■ SOURCE DATA
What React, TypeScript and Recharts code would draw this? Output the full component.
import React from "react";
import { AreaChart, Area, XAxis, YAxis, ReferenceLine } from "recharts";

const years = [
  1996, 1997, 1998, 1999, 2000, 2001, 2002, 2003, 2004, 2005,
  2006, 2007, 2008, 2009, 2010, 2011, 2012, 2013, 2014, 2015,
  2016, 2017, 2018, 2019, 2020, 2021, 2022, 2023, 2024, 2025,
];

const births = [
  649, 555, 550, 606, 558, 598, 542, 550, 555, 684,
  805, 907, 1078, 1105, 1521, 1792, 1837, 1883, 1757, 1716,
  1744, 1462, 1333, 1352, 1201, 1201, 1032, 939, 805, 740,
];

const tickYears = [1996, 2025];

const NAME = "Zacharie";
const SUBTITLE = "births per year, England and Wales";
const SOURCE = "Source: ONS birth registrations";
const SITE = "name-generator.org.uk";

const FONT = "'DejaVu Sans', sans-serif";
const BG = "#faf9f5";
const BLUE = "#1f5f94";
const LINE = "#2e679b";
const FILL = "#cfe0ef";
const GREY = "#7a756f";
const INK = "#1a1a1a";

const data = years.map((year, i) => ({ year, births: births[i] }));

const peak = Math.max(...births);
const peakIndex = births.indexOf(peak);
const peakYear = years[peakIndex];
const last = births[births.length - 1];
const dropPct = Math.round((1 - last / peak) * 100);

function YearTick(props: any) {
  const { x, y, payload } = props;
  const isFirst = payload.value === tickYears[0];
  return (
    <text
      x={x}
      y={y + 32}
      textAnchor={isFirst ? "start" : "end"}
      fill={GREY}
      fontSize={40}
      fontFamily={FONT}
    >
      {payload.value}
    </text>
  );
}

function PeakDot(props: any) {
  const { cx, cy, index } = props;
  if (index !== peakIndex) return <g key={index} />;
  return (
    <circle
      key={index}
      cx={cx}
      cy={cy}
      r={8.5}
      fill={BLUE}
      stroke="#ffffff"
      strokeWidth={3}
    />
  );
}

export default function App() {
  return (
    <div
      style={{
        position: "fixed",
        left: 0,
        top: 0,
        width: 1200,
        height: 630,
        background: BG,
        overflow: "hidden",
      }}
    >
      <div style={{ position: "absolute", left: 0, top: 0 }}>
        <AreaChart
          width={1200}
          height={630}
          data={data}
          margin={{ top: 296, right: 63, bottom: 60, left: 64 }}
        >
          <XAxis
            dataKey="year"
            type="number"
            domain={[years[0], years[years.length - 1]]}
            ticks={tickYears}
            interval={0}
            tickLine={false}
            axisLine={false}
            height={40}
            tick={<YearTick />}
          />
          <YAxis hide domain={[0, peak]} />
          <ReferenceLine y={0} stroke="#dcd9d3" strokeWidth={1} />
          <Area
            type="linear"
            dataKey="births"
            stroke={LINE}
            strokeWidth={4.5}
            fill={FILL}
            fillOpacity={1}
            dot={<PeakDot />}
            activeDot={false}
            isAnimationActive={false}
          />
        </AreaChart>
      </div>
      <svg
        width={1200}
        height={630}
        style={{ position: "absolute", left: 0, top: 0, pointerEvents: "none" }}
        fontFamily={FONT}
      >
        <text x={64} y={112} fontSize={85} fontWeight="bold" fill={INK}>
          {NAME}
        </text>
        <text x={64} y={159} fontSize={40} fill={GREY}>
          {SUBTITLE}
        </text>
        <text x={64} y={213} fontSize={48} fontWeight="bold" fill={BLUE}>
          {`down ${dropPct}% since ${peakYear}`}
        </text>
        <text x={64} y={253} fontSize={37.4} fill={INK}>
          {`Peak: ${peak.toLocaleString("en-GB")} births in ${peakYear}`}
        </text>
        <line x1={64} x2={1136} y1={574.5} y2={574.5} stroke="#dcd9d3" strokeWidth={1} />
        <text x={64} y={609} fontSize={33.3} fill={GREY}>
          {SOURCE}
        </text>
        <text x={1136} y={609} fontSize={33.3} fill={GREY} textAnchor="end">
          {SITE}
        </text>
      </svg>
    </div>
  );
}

■ EXERCISE DETAILS
Copy the lines from the start of the data verbatim, stopping after the line containing "XAxis, YAxis, ReferenceLine".

■ ANSWER TO THIS PROBLEM
What React, TypeScript and Recharts code would draw this? Output the full component.
import React from "react";
import { AreaChart, Area, XAxis, YAxis, ReferenceLine } from "recharts";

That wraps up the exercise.